ENTRIES SUPPLIED:
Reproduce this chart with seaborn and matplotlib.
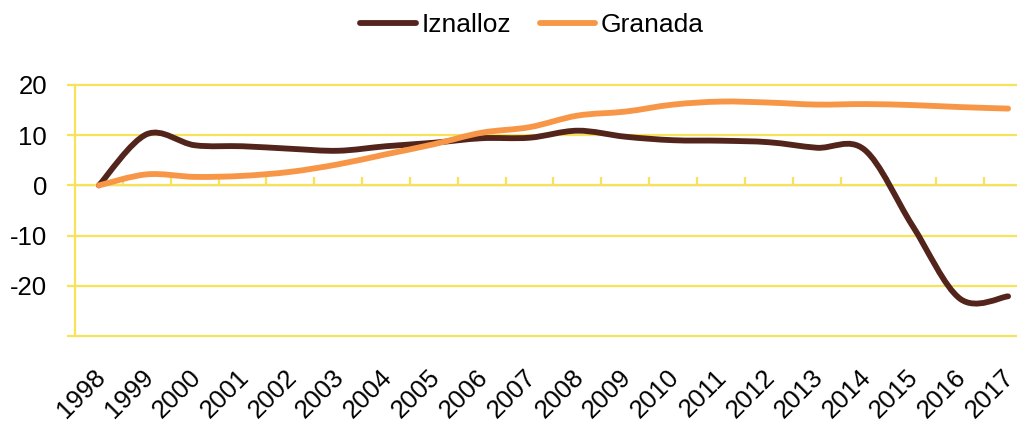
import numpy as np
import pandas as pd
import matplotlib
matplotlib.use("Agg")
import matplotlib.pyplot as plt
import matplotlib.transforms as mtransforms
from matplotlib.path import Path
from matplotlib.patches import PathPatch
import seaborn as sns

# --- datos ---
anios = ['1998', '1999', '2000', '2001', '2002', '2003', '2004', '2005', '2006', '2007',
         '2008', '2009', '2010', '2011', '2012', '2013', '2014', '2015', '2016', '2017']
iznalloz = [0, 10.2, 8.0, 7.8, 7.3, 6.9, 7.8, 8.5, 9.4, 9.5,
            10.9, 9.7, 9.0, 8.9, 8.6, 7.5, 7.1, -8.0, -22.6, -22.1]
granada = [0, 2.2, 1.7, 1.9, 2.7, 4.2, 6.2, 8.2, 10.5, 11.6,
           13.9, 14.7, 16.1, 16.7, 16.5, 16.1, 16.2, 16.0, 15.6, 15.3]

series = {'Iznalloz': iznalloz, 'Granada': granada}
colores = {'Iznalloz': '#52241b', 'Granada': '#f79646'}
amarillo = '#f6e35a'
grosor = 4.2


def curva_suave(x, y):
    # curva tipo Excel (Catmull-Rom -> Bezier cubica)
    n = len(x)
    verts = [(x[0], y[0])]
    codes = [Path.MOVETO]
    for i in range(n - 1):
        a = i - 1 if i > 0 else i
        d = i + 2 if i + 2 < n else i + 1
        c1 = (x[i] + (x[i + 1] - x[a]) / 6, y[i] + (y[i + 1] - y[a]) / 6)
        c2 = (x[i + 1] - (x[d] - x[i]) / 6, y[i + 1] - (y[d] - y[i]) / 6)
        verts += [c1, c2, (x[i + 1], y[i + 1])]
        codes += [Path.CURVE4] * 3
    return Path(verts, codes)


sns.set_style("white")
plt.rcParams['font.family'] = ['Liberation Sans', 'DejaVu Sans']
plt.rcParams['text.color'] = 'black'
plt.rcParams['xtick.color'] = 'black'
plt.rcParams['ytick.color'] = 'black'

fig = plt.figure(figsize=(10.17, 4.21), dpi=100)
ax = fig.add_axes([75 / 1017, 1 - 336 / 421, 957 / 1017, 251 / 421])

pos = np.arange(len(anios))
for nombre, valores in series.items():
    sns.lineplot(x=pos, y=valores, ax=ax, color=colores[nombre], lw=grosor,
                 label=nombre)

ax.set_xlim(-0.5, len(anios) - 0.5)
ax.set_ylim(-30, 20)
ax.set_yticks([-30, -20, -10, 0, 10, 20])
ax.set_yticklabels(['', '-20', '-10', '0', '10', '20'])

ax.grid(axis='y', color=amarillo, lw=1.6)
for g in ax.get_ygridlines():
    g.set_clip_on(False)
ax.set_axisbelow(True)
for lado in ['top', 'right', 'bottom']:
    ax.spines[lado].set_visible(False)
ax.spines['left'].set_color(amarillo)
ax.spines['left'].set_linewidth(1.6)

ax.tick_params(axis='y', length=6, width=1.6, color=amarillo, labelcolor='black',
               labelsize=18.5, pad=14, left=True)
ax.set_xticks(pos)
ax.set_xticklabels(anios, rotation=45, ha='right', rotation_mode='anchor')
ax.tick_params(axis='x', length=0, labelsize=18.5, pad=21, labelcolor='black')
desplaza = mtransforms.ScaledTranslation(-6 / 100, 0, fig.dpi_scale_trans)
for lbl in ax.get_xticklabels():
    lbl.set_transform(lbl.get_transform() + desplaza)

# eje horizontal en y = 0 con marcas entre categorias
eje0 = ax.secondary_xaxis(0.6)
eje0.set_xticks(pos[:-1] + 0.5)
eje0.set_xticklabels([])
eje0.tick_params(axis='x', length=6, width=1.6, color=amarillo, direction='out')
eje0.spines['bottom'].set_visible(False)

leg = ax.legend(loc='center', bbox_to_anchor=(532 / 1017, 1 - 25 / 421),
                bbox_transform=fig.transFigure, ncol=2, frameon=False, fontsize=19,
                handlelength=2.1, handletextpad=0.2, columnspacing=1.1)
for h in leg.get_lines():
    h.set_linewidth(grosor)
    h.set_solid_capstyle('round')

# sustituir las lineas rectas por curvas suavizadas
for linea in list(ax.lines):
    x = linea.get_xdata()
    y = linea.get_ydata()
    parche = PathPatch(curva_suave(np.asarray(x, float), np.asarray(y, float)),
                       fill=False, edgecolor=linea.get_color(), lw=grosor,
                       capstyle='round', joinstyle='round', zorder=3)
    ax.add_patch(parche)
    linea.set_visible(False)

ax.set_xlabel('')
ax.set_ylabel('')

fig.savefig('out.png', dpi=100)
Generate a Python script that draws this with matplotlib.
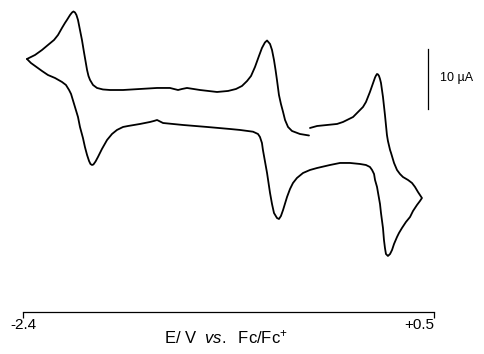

GIVEN REQUEST: From the opening line of the entries above to the line containing "import seaborn as sns", please transcribe each line exactly, skipping every picture.

FULL OUTPUT:
Reproduce this chart with seaborn and matplotlib.
import numpy as np
import pandas as pd
import matplotlib
matplotlib.use("Agg")
import matplotlib.pyplot as plt
import matplotlib.transforms as mtransforms
from matplotlib.path import Path
from matplotlib.patches import PathPatch
import seaborn as sns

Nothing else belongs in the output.